Return the lines that follow, exactly as they appear, from the first through the one containing "import plotly.graph_objects as go"; no pictures are to be included.

....

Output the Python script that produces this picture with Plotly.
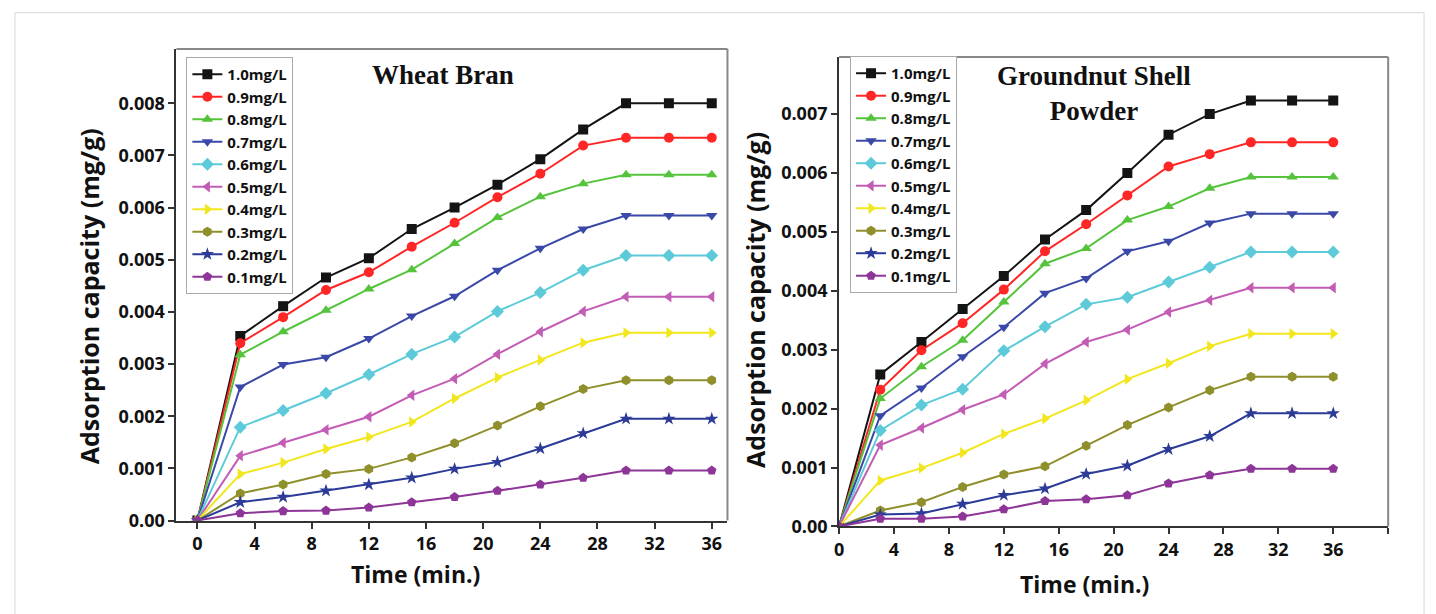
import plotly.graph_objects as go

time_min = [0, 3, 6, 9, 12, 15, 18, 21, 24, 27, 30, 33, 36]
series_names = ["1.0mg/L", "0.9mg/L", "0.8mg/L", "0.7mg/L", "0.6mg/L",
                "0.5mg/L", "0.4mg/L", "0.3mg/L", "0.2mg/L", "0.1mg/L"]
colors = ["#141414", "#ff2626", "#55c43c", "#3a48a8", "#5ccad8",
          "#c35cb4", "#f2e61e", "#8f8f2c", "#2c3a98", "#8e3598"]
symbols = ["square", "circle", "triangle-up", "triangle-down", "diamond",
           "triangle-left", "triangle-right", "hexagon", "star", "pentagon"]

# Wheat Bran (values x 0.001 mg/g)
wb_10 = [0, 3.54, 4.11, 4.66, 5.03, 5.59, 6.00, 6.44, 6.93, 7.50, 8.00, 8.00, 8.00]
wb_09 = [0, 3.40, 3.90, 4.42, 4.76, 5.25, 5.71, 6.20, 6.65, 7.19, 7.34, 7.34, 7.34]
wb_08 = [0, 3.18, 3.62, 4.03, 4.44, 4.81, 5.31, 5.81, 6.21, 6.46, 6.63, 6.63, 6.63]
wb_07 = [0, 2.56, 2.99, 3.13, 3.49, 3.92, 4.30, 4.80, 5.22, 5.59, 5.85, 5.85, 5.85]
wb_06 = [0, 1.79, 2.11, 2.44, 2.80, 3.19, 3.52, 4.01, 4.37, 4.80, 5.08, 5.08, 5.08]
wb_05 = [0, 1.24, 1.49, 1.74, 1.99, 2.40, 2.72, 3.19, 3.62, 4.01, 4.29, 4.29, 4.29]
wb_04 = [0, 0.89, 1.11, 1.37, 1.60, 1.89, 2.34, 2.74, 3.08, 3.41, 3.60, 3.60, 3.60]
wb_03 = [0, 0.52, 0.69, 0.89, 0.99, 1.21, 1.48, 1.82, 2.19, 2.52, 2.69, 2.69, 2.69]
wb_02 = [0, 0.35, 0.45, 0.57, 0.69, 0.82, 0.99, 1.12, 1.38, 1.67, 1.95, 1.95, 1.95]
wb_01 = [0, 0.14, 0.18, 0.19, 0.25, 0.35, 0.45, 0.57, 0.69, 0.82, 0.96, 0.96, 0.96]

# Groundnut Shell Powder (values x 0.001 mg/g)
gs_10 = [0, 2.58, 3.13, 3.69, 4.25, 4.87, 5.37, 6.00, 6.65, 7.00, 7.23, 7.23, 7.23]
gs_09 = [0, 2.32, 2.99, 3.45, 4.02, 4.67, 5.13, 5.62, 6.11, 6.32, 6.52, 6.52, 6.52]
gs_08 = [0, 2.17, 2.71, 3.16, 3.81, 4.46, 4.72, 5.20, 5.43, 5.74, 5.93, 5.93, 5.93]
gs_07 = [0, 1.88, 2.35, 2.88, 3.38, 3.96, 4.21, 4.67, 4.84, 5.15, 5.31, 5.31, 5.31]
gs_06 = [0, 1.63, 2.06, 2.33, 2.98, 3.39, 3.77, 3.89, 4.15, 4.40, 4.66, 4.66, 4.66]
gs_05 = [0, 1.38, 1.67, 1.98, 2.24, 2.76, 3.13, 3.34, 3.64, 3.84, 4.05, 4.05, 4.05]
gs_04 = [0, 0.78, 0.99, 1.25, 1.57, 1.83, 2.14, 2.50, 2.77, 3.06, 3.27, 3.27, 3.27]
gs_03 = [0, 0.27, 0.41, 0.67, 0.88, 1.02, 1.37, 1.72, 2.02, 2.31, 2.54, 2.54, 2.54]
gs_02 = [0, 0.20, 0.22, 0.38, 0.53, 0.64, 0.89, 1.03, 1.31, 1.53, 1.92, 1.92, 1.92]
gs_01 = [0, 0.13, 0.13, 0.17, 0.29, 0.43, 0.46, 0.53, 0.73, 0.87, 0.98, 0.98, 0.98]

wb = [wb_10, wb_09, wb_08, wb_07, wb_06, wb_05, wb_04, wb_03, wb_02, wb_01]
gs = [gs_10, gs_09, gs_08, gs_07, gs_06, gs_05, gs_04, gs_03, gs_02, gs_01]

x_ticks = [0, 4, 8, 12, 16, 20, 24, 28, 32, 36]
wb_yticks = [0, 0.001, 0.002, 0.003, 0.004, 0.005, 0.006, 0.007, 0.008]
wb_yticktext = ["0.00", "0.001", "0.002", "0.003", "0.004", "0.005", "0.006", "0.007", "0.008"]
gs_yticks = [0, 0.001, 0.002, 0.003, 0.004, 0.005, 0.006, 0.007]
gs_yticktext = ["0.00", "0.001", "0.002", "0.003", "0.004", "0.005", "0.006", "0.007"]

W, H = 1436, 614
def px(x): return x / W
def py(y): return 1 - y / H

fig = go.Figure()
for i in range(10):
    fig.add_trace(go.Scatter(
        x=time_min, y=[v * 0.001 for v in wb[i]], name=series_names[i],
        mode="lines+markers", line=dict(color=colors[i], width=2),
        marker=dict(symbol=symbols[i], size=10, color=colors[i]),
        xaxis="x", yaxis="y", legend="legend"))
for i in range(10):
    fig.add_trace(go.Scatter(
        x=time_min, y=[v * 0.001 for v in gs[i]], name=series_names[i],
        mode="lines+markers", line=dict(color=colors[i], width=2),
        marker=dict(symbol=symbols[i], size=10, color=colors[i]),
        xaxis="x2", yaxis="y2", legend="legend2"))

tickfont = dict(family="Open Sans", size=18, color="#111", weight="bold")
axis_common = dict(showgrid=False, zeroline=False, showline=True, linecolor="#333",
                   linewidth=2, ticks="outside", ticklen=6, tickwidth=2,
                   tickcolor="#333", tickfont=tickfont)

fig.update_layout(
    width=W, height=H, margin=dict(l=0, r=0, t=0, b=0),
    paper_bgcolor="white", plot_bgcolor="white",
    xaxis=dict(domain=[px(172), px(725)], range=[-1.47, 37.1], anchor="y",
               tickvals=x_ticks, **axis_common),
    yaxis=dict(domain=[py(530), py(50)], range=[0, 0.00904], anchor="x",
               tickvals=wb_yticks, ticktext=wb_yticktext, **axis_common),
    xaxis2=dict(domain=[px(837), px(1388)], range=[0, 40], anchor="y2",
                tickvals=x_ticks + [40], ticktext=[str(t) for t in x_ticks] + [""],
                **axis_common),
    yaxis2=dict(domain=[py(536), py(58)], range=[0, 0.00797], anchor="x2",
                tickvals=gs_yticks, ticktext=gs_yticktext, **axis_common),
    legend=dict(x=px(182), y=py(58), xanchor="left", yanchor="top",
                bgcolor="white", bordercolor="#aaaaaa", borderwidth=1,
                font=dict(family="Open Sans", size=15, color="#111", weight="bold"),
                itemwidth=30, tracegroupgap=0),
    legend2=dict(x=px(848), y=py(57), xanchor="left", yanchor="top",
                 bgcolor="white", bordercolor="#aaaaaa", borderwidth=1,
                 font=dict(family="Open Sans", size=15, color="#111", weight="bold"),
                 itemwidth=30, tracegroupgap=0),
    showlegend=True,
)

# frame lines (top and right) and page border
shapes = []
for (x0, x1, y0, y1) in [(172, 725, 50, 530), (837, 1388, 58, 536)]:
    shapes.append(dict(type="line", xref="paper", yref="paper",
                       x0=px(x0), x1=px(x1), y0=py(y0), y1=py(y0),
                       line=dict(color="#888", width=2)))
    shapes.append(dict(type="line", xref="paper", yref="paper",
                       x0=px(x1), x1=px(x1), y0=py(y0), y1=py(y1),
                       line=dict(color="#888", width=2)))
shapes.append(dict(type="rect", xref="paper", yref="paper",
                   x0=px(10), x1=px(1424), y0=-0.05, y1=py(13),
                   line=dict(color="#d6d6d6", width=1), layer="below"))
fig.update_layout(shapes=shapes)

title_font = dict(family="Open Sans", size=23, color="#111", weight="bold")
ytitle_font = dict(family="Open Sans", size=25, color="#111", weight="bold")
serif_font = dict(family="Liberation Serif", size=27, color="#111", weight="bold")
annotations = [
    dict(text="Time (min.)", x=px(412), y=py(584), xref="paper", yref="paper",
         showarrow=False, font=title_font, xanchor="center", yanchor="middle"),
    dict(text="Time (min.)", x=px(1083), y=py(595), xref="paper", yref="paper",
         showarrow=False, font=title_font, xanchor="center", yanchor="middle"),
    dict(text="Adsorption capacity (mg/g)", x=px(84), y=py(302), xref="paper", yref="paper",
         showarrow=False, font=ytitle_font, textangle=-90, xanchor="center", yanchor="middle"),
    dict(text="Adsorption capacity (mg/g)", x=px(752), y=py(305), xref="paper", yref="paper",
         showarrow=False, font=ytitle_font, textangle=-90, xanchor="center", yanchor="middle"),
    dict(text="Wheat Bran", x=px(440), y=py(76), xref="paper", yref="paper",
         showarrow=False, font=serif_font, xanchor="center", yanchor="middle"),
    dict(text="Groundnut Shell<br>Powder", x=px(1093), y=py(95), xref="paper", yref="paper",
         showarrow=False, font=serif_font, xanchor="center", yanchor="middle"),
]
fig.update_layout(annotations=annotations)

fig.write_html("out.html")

....

*Worked answer*.
Output the Python script that produces this picture with Plotly.
import plotly.graph_objects as go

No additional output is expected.